Goal: Below, find the line containing "Give me the matplotlib source for this chart." and the line containing "markeredgecolor='#000080', markeredgewidth=1.6, zorder=4)"; reproduce exactly those two and every line between them, omitting pictures.

Recorded data:
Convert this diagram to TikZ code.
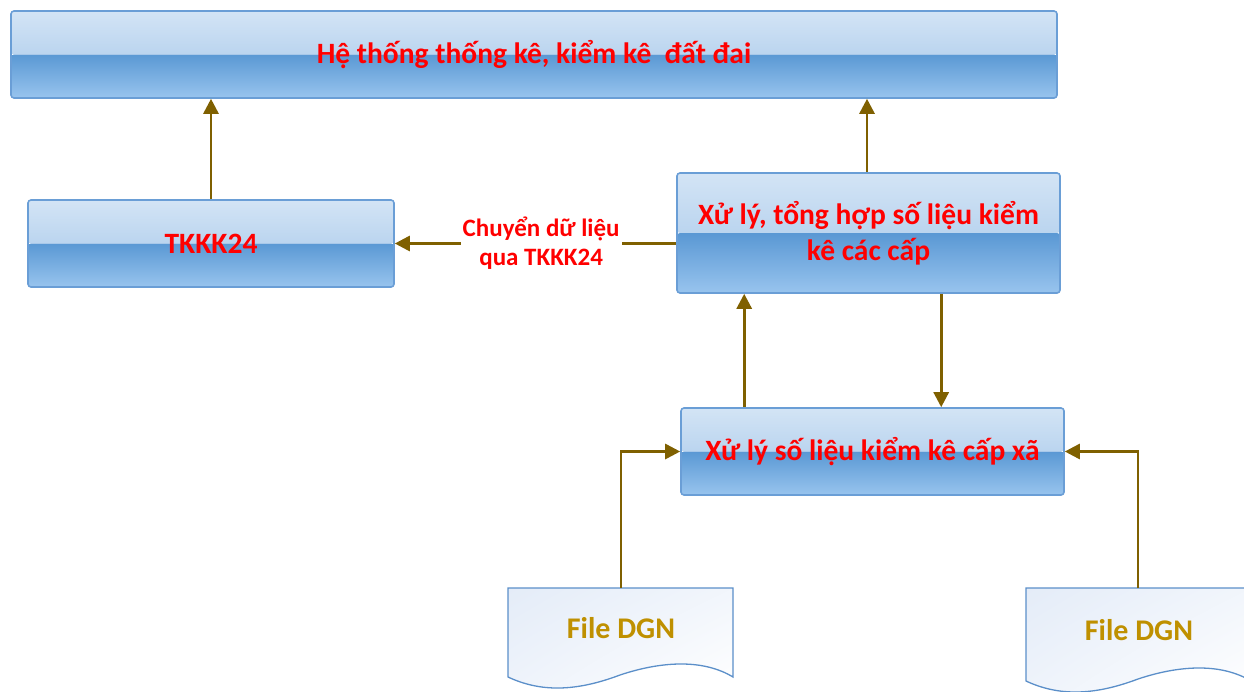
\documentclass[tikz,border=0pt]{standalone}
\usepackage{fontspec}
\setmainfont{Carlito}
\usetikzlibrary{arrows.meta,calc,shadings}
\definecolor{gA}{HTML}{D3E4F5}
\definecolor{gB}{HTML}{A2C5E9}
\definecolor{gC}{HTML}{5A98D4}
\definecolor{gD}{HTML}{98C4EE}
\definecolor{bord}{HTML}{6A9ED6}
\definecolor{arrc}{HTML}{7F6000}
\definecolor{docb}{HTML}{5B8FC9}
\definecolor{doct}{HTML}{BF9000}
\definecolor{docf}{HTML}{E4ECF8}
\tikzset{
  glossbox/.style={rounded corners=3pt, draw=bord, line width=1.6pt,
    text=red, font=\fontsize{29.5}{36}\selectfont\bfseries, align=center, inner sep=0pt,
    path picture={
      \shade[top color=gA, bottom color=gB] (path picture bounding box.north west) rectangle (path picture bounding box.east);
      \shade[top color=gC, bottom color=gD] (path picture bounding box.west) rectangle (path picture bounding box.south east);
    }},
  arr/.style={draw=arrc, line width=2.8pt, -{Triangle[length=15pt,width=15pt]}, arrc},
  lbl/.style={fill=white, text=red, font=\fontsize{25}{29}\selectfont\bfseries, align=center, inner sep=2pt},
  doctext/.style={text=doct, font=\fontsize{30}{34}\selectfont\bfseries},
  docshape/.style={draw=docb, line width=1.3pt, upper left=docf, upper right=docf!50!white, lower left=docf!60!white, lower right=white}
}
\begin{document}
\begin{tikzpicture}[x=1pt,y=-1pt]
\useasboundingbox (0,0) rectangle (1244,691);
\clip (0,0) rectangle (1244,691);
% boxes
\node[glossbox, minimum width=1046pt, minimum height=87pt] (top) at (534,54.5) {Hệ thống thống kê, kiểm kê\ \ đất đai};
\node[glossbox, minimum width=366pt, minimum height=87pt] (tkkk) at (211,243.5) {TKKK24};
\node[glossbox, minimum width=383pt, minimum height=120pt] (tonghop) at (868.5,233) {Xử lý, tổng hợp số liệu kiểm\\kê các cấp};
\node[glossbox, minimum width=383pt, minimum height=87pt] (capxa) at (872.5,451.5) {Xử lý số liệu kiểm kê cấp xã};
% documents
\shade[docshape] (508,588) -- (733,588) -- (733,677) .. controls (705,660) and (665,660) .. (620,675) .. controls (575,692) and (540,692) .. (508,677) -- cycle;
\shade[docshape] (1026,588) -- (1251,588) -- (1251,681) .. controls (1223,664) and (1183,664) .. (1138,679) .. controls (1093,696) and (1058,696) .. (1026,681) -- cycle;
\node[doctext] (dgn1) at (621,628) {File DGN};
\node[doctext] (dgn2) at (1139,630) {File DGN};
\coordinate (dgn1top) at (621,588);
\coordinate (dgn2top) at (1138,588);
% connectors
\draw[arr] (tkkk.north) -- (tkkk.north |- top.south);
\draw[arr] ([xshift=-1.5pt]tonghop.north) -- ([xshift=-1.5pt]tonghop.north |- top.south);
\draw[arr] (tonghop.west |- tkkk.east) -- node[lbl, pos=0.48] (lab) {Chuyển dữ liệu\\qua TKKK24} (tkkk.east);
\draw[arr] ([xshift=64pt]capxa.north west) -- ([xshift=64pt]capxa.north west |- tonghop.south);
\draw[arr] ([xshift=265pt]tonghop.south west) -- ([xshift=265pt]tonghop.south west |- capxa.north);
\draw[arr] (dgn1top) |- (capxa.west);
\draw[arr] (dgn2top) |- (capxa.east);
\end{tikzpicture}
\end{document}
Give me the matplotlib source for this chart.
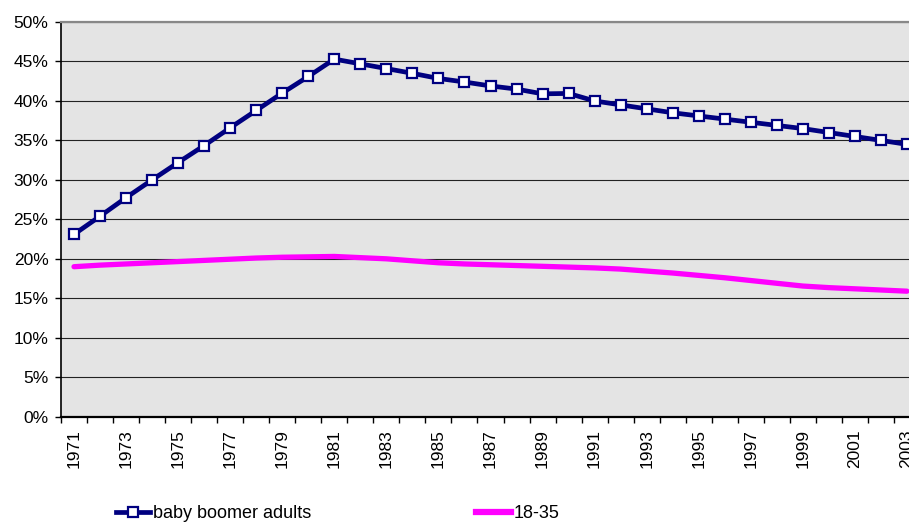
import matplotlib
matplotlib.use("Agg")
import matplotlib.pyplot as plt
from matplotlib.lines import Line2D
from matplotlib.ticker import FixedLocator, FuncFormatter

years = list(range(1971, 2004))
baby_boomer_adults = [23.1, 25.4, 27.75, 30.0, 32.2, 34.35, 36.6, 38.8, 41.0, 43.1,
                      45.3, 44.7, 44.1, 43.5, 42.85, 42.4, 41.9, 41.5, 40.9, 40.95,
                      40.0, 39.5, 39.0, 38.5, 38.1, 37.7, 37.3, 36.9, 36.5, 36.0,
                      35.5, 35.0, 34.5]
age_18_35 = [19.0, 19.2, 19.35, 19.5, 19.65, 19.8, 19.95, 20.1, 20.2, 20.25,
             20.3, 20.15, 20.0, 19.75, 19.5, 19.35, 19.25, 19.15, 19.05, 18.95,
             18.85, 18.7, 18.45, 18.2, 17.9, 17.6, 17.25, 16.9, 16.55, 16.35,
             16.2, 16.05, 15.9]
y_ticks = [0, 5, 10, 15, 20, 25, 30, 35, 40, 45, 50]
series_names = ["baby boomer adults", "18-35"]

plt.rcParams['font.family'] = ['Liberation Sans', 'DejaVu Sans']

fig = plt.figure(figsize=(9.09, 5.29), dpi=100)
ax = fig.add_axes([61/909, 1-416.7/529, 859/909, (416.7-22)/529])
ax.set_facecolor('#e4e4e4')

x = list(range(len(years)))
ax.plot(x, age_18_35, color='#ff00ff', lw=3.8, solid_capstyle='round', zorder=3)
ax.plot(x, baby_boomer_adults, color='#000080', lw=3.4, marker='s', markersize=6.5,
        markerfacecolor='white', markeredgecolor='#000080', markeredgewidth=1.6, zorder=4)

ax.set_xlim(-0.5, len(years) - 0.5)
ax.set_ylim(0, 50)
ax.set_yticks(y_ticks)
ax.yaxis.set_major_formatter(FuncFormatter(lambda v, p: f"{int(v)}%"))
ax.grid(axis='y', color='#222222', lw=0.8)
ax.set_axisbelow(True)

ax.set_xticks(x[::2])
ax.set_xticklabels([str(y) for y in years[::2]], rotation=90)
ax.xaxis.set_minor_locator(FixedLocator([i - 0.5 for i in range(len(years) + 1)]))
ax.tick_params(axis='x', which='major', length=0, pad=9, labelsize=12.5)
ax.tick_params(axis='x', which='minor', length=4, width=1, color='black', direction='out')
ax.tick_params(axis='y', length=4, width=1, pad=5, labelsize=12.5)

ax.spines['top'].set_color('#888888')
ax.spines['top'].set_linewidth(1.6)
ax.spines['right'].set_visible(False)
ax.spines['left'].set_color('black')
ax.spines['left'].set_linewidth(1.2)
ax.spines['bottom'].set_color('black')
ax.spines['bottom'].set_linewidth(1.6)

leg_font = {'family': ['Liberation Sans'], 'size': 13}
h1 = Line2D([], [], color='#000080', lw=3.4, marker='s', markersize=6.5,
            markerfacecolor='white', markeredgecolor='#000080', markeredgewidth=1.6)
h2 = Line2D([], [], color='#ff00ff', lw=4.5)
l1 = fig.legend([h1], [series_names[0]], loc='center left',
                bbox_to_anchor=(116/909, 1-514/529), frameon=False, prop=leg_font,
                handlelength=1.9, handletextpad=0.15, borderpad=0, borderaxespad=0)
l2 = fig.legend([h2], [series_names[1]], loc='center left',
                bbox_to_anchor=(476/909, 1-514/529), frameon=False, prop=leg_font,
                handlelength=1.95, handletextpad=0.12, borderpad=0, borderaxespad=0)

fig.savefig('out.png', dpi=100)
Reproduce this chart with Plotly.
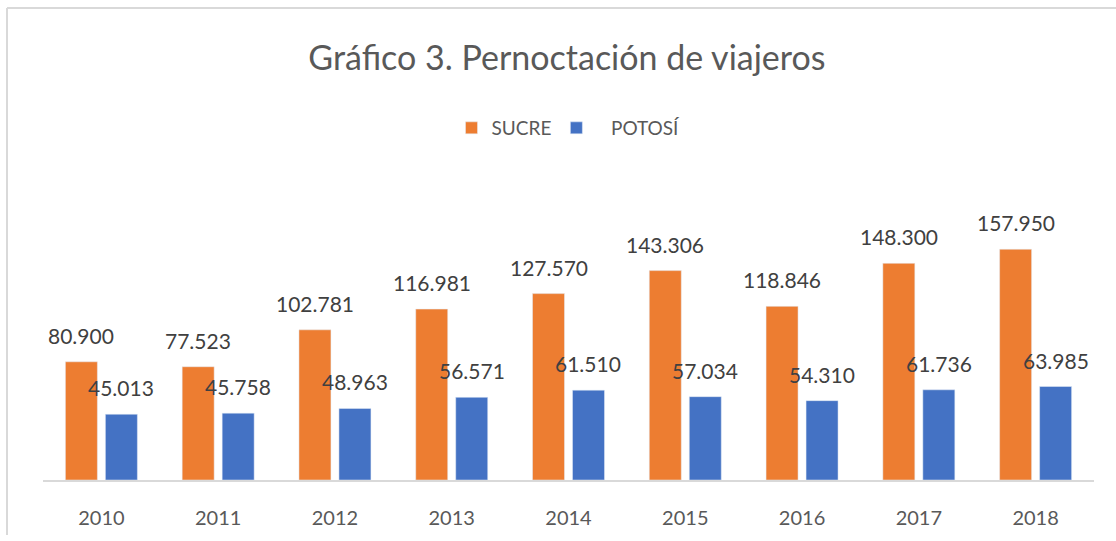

In response:
Give me the matplotlib source for this chart.
import matplotlib
matplotlib.use("Agg")
import matplotlib.pyplot as plt
from matplotlib.lines import Line2D
from matplotlib.ticker import FixedLocator, FuncFormatter

years = list(range(1971, 2004))
baby_boomer_adults = [23.1, 25.4, 27.75, 30.0, 32.2, 34.35, 36.6, 38.8, 41.0, 43.1,
                      45.3, 44.7, 44.1, 43.5, 42.85, 42.4, 41.9, 41.5, 40.9, 40.95,
                      40.0, 39.5, 39.0, 38.5, 38.1, 37.7, 37.3, 36.9, 36.5, 36.0,
                      35.5, 35.0, 34.5]
age_18_35 = [19.0, 19.2, 19.35, 19.5, 19.65, 19.8, 19.95, 20.1, 20.2, 20.25,
             20.3, 20.15, 20.0, 19.75, 19.5, 19.35, 19.25, 19.15, 19.05, 18.95,
             18.85, 18.7, 18.45, 18.2, 17.9, 17.6, 17.25, 16.9, 16.55, 16.35,
             16.2, 16.05, 15.9]
y_ticks = [0, 5, 10, 15, 20, 25, 30, 35, 40, 45, 50]
series_names = ["baby boomer adults", "18-35"]

plt.rcParams['font.family'] = ['Liberation Sans', 'DejaVu Sans']

fig = plt.figure(figsize=(9.09, 5.29), dpi=100)
ax = fig.add_axes([61/909, 1-416.7/529, 859/909, (416.7-22)/529])
ax.set_facecolor('#e4e4e4')

x = list(range(len(years)))
ax.plot(x, age_18_35, color='#ff00ff', lw=3.8, solid_capstyle='round', zorder=3)
ax.plot(x, baby_boomer_adults, color='#000080', lw=3.4, marker='s', markersize=6.5,
        markerfacecolor='white', markeredgecolor='#000080', markeredgewidth=1.6, zorder=4)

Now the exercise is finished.